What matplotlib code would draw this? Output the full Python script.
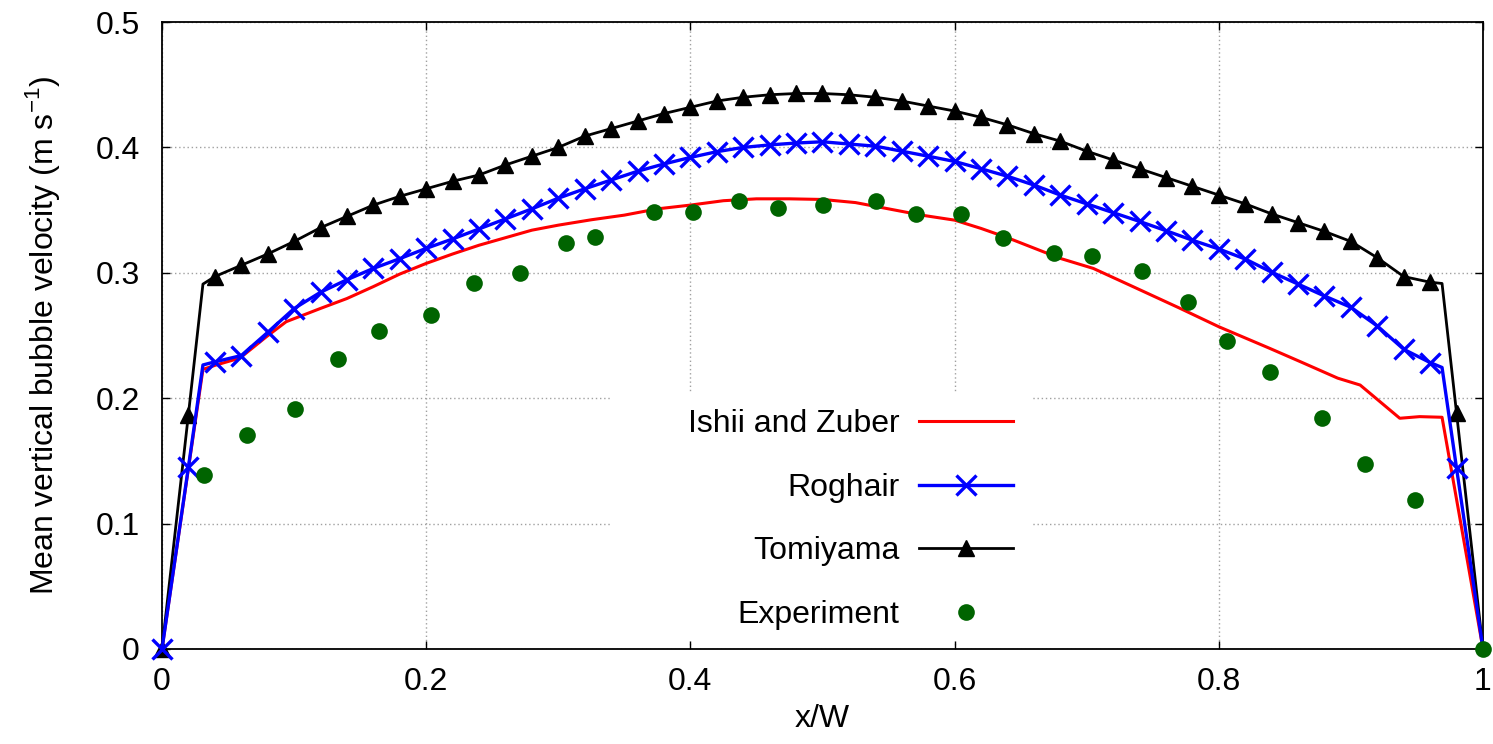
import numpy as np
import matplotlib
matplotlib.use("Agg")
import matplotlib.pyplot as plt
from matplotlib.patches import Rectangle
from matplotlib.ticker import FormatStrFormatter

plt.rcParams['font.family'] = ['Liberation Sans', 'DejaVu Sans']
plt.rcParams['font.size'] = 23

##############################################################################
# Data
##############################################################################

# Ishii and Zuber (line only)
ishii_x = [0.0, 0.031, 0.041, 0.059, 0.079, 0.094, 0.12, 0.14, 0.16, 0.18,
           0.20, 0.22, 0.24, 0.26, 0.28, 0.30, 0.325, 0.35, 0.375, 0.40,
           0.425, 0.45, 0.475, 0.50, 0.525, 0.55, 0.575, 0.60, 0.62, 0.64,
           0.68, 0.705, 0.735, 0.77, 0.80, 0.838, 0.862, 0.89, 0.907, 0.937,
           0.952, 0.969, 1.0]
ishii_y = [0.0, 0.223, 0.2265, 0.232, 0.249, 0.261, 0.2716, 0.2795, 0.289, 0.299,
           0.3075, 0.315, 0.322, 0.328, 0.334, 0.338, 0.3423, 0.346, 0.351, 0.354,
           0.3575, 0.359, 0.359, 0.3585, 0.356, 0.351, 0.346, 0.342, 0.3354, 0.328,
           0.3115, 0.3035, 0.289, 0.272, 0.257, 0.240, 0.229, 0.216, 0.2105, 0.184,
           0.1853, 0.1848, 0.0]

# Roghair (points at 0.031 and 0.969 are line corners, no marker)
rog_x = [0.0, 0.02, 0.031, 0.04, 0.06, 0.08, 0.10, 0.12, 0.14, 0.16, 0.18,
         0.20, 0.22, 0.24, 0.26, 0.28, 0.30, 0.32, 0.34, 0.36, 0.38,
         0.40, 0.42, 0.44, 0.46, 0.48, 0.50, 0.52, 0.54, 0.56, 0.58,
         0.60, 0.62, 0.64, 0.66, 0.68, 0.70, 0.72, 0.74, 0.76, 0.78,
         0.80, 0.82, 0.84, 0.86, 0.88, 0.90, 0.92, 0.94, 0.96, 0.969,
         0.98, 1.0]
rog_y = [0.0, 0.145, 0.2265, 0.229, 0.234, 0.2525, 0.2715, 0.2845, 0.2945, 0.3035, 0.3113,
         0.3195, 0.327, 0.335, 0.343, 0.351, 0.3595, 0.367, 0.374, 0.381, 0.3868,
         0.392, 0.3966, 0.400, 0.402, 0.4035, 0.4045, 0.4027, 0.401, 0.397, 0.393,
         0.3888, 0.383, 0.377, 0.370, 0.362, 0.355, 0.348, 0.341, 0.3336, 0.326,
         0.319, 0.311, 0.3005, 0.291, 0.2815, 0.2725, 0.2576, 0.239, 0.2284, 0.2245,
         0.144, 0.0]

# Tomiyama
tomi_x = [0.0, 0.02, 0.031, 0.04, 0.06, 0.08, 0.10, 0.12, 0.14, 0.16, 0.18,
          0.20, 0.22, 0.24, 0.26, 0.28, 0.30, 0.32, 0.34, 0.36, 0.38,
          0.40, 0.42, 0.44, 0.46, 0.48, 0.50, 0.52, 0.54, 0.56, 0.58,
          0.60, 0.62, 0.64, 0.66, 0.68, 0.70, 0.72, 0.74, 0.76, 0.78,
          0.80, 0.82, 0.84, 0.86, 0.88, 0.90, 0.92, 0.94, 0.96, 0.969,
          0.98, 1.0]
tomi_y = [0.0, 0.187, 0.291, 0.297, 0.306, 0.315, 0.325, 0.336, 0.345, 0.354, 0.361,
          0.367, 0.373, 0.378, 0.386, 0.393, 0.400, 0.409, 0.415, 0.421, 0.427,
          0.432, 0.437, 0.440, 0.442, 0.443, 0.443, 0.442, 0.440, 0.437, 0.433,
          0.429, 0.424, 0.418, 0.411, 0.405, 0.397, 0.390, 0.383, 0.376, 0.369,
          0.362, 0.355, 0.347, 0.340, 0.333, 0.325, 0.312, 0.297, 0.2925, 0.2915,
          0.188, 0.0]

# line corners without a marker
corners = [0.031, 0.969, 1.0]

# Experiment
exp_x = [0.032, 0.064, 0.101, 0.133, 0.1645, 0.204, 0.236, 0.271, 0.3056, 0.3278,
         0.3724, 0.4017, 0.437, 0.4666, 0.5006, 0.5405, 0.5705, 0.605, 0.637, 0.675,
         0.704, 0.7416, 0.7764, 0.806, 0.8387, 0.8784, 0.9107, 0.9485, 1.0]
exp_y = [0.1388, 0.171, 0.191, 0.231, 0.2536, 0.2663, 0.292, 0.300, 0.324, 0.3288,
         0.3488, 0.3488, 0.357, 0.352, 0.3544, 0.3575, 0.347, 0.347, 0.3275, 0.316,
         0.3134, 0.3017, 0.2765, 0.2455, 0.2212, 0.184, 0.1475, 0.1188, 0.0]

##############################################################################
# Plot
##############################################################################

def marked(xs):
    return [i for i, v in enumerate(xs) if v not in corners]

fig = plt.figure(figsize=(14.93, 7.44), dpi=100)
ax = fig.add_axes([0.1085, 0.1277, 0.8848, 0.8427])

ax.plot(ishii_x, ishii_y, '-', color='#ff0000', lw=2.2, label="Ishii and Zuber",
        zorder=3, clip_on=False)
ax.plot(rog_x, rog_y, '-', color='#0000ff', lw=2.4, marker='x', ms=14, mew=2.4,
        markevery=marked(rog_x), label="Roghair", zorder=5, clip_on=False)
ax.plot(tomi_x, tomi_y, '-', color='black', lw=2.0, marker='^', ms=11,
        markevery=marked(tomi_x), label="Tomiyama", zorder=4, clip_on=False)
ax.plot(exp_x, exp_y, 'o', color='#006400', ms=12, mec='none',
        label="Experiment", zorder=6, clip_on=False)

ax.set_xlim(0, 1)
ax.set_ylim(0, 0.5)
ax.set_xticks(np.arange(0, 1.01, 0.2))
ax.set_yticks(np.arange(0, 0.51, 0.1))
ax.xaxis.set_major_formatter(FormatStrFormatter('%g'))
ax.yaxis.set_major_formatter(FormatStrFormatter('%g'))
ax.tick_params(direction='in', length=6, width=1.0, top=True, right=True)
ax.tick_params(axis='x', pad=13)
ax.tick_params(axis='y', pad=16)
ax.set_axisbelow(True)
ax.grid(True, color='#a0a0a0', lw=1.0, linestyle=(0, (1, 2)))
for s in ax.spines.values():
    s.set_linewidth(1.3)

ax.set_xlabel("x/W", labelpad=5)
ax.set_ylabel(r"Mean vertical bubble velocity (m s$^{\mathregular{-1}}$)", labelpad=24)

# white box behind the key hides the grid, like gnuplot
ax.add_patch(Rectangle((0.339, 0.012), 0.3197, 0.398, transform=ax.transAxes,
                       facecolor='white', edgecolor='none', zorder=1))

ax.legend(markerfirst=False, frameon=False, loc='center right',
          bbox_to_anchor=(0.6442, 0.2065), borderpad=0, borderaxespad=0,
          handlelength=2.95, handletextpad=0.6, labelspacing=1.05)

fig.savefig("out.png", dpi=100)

(THE PROBLEM) Repeat the data exactly in full, omitting its pictures.

(FINAL RESULT)
What matplotlib code would draw this? Output the full Python script.
import numpy as np
import matplotlib
matplotlib.use("Agg")
import matplotlib.pyplot as plt
from matplotlib.patches import Rectangle
from matplotlib.ticker import FormatStrFormatter

plt.rcParams['font.family'] = ['Liberation Sans', 'DejaVu Sans']
plt.rcParams['font.size'] = 23

##############################################################################
# Data
##############################################################################

# Ishii and Zuber (line only)
ishii_x = [0.0, 0.031, 0.041, 0.059, 0.079, 0.094, 0.12, 0.14, 0.16, 0.18,
           0.20, 0.22, 0.24, 0.26, 0.28, 0.30, 0.325, 0.35, 0.375, 0.40,
           0.425, 0.45, 0.475, 0.50, 0.525, 0.55, 0.575, 0.60, 0.62, 0.64,
           0.68, 0.705, 0.735, 0.77, 0.80, 0.838, 0.862, 0.89, 0.907, 0.937,
           0.952, 0.969, 1.0]
ishii_y = [0.0, 0.223, 0.2265, 0.232, 0.249, 0.261, 0.2716, 0.2795, 0.289, 0.299,
           0.3075, 0.315, 0.322, 0.328, 0.334, 0.338, 0.3423, 0.346, 0.351, 0.354,
           0.3575, 0.359, 0.359, 0.3585, 0.356, 0.351, 0.346, 0.342, 0.3354, 0.328,
           0.3115, 0.3035, 0.289, 0.272, 0.257, 0.240, 0.229, 0.216, 0.2105, 0.184,
           0.1853, 0.1848, 0.0]

# Roghair (points at 0.031 and 0.969 are line corners, no marker)
rog_x = [0.0, 0.02, 0.031, 0.04, 0.06, 0.08, 0.10, 0.12, 0.14, 0.16, 0.18,
         0.20, 0.22, 0.24, 0.26, 0.28, 0.30, 0.32, 0.34, 0.36, 0.38,
         0.40, 0.42, 0.44, 0.46, 0.48, 0.50, 0.52, 0.54, 0.56, 0.58,
         0.60, 0.62, 0.64, 0.66, 0.68, 0.70, 0.72, 0.74, 0.76, 0.78,
         0.80, 0.82, 0.84, 0.86, 0.88, 0.90, 0.92, 0.94, 0.96, 0.969,
         0.98, 1.0]
rog_y = [0.0, 0.145, 0.2265, 0.229, 0.234, 0.2525, 0.2715, 0.2845, 0.2945, 0.3035, 0.3113,
         0.3195, 0.327, 0.335, 0.343, 0.351, 0.3595, 0.367, 0.374, 0.381, 0.3868,
         0.392, 0.3966, 0.400, 0.402, 0.4035, 0.4045, 0.4027, 0.401, 0.397, 0.393,
         0.3888, 0.383, 0.377, 0.370, 0.362, 0.355, 0.348, 0.341, 0.3336, 0.326,
         0.319, 0.311, 0.3005, 0.291, 0.2815, 0.2725, 0.2576, 0.239, 0.2284, 0.2245,
         0.144, 0.0]

# Tomiyama
tomi_x = [0.0, 0.02, 0.031, 0.04, 0.06, 0.08, 0.10, 0.12, 0.14, 0.16, 0.18,
          0.20, 0.22, 0.24, 0.26, 0.28, 0.30, 0.32, 0.34, 0.36, 0.38,
          0.40, 0.42, 0.44, 0.46, 0.48, 0.50, 0.52, 0.54, 0.56, 0.58,
          0.60, 0.62, 0.64, 0.66, 0.68, 0.70, 0.72, 0.74, 0.76, 0.78,
          0.80, 0.82, 0.84, 0.86, 0.88, 0.90, 0.92, 0.94, 0.96, 0.969,
          0.98, 1.0]
tomi_y = [0.0, 0.187, 0.291, 0.297, 0.306, 0.315, 0.325, 0.336, 0.345, 0.354, 0.361,
          0.367, 0.373, 0.378, 0.386, 0.393, 0.400, 0.409, 0.415, 0.421, 0.427,
          0.432, 0.437, 0.440, 0.442, 0.443, 0.443, 0.442, 0.440, 0.437, 0.433,
          0.429, 0.424, 0.418, 0.411, 0.405, 0.397, 0.390, 0.383, 0.376, 0.369,
          0.362, 0.355, 0.347, 0.340, 0.333, 0.325, 0.312, 0.297, 0.2925, 0.2915,
          0.188, 0.0]

# line corners without a marker
corners = [0.031, 0.969, 1.0]

# Experiment
exp_x = [0.032, 0.064, 0.101, 0.133, 0.1645, 0.204, 0.236, 0.271, 0.3056, 0.3278,
         0.3724, 0.4017, 0.437, 0.4666, 0.5006, 0.5405, 0.5705, 0.605, 0.637, 0.675,
         0.704, 0.7416, 0.7764, 0.806, 0.8387, 0.8784, 0.9107, 0.9485, 1.0]
exp_y = [0.1388, 0.171, 0.191, 0.231, 0.2536, 0.2663, 0.292, 0.300, 0.324, 0.3288,
         0.3488, 0.3488, 0.357, 0.352, 0.3544, 0.3575, 0.347, 0.347, 0.3275, 0.316,
         0.3134, 0.3017, 0.2765, 0.2455, 0.2212, 0.184, 0.1475, 0.1188, 0.0]

##############################################################################
# Plot
##############################################################################

def marked(xs):
    return [i for i, v in enumerate(xs) if v not in corners]

fig = plt.figure(figsize=(14.93, 7.44), dpi=100)
ax = fig.add_axes([0.1085, 0.1277, 0.8848, 0.8427])

ax.plot(ishii_x, ishii_y, '-', color='#ff0000', lw=2.2, label="Ishii and Zuber",
        zorder=3, clip_on=False)
ax.plot(rog_x, rog_y, '-', color='#0000ff', lw=2.4, marker='x', ms=14, mew=2.4,
        markevery=marked(rog_x), label="Roghair", zorder=5, clip_on=False)
ax.plot(tomi_x, tomi_y, '-', color='black', lw=2.0, marker='^', ms=11,
        markevery=marked(tomi_x), label="Tomiyama", zorder=4, clip_on=False)
ax.plot(exp_x, exp_y, 'o', color='#006400', ms=12, mec='none',
        label="Experiment", zorder=6, clip_on=False)

ax.set_xlim(0, 1)
ax.set_ylim(0, 0.5)
ax.set_xticks(np.arange(0, 1.01, 0.2))
ax.set_yticks(np.arange(0, 0.51, 0.1))
ax.xaxis.set_major_formatter(FormatStrFormatter('%g'))
ax.yaxis.set_major_formatter(FormatStrFormatter('%g'))
ax.tick_params(direction='in', length=6, width=1.0, top=True, right=True)
ax.tick_params(axis='x', pad=13)
ax.tick_params(axis='y', pad=16)
ax.set_axisbelow(True)
ax.grid(True, color='#a0a0a0', lw=1.0, linestyle=(0, (1, 2)))
for s in ax.spines.values():
    s.set_linewidth(1.3)

ax.set_xlabel("x/W", labelpad=5)
ax.set_ylabel(r"Mean vertical bubble velocity (m s$^{\mathregular{-1}}$)", labelpad=24)

# white box behind the key hides the grid, like gnuplot
ax.add_patch(Rectangle((0.339, 0.012), 0.3197, 0.398, transform=ax.transAxes,
                       facecolor='white', edgecolor='none', zorder=1))

ax.legend(markerfirst=False, frameon=False, loc='center right',
          bbox_to_anchor=(0.6442, 0.2065), borderpad=0, borderaxespad=0,
          handlelength=2.95, handletextpad=0.6, labelspacing=1.05)

fig.savefig("out.png", dpi=100)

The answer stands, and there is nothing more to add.